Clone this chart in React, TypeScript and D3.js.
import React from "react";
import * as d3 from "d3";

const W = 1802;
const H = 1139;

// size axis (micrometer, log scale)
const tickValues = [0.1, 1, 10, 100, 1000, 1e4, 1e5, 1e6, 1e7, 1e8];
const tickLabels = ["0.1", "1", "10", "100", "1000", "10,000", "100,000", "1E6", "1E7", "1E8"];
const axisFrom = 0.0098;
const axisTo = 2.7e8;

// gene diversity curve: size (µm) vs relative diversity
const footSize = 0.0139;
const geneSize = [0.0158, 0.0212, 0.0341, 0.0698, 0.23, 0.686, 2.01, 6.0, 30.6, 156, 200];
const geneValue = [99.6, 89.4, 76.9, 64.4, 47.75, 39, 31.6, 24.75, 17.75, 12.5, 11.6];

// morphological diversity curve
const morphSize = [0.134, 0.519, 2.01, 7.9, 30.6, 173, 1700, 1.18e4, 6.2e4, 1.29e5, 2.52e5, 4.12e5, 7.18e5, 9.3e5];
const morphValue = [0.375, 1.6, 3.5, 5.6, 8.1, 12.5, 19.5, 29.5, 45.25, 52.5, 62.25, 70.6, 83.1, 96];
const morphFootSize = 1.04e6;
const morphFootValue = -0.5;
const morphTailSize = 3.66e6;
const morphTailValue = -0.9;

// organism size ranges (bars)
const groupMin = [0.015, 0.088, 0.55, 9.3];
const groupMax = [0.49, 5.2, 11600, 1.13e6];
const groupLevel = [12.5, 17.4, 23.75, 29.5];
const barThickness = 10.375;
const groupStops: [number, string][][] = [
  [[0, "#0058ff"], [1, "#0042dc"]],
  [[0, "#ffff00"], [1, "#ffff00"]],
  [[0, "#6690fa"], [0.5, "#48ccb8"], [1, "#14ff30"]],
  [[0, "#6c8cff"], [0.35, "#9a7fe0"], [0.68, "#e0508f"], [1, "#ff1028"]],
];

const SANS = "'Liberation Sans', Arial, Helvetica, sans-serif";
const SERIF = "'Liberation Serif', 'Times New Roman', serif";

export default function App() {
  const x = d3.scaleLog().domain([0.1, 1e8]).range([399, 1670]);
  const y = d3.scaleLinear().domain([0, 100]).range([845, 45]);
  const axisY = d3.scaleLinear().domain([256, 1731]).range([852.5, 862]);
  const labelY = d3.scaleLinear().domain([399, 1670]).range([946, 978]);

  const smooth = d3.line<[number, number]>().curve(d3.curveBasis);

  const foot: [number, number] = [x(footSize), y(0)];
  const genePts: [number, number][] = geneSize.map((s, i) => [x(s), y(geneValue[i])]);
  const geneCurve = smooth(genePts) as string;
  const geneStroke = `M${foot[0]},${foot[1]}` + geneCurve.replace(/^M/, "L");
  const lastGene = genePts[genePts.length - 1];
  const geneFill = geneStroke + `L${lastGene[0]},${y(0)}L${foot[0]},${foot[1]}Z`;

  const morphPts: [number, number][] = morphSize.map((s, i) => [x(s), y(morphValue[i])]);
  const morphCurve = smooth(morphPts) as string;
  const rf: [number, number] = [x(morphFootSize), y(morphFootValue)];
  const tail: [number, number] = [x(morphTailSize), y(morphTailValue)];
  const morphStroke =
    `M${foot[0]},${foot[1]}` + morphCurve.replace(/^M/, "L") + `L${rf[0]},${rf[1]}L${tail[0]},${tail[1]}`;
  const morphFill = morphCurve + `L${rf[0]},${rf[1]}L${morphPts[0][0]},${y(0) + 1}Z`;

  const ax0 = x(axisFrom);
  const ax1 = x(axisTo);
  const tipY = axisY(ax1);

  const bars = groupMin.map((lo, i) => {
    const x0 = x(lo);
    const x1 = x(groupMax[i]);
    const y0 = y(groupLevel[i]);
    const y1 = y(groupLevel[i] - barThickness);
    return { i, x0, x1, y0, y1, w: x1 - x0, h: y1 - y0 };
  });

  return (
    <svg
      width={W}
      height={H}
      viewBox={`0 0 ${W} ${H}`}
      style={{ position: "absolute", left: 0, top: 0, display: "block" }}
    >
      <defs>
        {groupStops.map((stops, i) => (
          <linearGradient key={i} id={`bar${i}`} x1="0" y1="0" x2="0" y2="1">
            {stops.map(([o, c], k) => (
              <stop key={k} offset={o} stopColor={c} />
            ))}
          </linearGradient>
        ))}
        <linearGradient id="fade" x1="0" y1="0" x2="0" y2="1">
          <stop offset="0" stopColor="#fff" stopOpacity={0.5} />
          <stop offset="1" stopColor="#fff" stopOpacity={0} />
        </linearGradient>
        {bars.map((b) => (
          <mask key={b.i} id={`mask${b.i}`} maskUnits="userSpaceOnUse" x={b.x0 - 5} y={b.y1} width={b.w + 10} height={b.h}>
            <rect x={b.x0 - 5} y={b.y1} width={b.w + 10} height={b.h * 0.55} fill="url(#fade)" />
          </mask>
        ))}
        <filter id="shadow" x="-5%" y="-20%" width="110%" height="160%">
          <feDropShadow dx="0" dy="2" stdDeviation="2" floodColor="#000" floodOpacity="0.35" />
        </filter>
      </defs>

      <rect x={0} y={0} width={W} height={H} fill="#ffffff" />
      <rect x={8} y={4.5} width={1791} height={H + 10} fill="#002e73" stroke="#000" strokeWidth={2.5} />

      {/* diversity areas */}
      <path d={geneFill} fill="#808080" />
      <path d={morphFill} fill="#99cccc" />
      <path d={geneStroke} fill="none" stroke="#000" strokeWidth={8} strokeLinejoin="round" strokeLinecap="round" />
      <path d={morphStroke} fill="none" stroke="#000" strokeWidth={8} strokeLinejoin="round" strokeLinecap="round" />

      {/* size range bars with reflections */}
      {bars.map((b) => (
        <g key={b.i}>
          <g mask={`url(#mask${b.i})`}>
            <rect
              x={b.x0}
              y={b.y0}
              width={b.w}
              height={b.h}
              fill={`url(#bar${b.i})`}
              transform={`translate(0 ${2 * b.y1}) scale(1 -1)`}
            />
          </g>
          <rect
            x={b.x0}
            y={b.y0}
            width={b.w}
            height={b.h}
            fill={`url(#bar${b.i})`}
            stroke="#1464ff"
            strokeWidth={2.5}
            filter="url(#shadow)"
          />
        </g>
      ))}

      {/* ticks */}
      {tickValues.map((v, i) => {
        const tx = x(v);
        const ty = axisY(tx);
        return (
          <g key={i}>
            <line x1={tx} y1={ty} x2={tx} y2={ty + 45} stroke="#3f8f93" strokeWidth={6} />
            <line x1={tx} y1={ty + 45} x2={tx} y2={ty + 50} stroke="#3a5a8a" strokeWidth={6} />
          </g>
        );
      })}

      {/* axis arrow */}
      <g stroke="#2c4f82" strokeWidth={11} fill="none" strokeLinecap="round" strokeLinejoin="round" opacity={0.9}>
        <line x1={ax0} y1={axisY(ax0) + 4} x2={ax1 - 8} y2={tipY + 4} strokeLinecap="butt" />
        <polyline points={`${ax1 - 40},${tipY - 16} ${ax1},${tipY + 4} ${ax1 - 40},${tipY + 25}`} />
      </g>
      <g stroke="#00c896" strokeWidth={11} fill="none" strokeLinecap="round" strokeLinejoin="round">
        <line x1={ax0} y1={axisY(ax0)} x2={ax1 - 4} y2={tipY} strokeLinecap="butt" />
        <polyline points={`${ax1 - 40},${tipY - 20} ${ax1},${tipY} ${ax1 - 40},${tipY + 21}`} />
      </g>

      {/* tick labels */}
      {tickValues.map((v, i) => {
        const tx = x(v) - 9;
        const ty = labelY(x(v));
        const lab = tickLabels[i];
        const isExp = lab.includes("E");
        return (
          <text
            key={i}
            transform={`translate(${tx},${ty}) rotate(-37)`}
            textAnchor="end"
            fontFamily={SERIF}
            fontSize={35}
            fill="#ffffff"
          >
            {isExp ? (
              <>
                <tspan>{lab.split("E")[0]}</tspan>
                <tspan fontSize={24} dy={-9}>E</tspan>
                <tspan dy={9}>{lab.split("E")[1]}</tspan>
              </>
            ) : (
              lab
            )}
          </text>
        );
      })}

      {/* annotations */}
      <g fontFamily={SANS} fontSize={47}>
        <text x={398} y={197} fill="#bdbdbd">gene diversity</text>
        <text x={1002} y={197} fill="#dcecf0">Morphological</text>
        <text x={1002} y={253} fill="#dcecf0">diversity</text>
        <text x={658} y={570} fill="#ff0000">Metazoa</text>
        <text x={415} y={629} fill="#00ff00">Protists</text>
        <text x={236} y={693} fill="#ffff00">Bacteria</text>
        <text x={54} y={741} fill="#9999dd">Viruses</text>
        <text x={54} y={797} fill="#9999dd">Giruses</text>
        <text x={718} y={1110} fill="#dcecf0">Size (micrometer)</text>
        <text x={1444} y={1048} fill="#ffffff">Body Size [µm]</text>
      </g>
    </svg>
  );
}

=== DIRECTIONS ===
From the first line above through the line that contains "const H = 1139;", quote each line exactly. Output nothing more.

=== PROBLEM SOLUTION ===
Clone this chart in React, TypeScript and D3.js.
import React from "react";
import * as d3 from "d3";

const W = 1802;
const H = 1139;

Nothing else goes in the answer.